Corriere della Sera, 8 Dicembre 1998

 

E Camilleri promuove Tiberio Murgia maresciallo in Sicilia.


di Matteo Collura.


Camilleri, ora, può godersi la soddisfazione di farsi pubblicare un suo racconto scritto trent'anni fa e rimasto praticamente inedito, essendo stato, nel 1978, stampato da un piccolo editore - Lalli - e che, inutile dirlo, allora non ebbe alcun riscontro né di critica né di pubblico (e bene ha fatto l'autore a raccontare in appendice le esemplari disavventure cui il suo dattiloscitto andò incontro, l'infinita serie di «no» da parte degli editori che oggi chissà che darebbero per pubblicare una sua «cosa»).

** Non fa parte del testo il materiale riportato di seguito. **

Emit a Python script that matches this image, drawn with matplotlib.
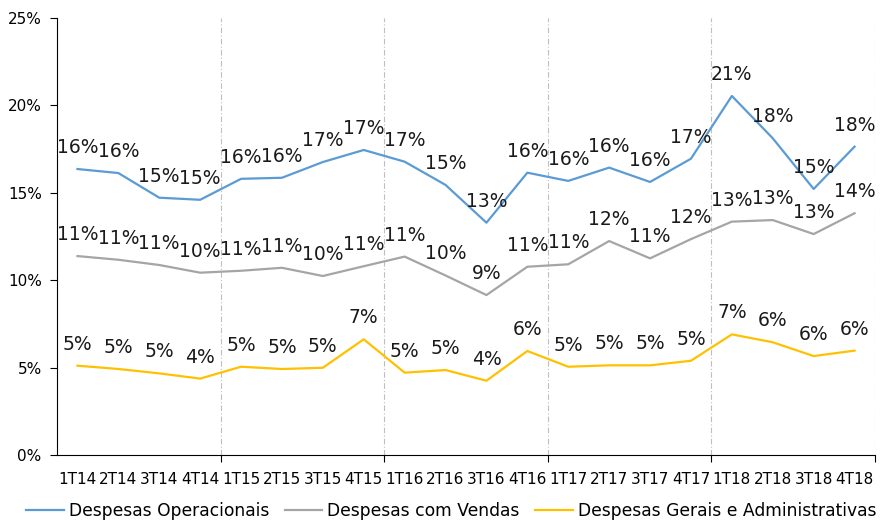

Ecco, dunque, questo primo libro del «fenomeno» Camilleri, Il corso delle cose. Che dirne? Intanto che ci si diverte a leggerlo. E questo dovrebbe poter bastare a coloro i quali dalla lettura di un libro intendono trarre divertimento, evasione, relax. Camilleri non è certo Sciascia: e credo non ci pensi neanche a esserlo, prova ne sia che Il corso delle cose è stato scritto subito dopo la pubblicazione di A ciascuno il suo, racconto che ha, si potrebbe dire, identica ambientazione e in cui i personaggi respirano la medesima cultura, ma che dall'ideatore del commissario Montalbano dista anni luce. Camilleri è un raccontatore di storie, condite alla siciliana, con qualche banalità di troppo e alcune cadute di gusto che un passabile editing eviterebbe; ma è un vero narratore, abile nel dialogo e nel ricreare atmosfere in cui la Sicilia viene fuori come distillata. Il corso delle cose è un giallo, a volte dai paradossi pirandelliani, ambientato a Porto Empedocle (anche se il paese è chiamato diversamente), protagonisti un poveraccio, Vito Macaluso, involontariamente finito nel mirino di killer più o meno mafiosi, e un maresciallo dei carabinieri, Corbo, che sembra un Tiberio Murgia appena uscito dallo schermo. Per concludere, ci siamo sempre lamentati che in Italia non esistono scrittori che costruiscono libri per far leggere e non per creare capolavori letterari: eccone uno, che però non ci risparmia le «finite a schifìo», i «macari», le «buttane» e le «minchie».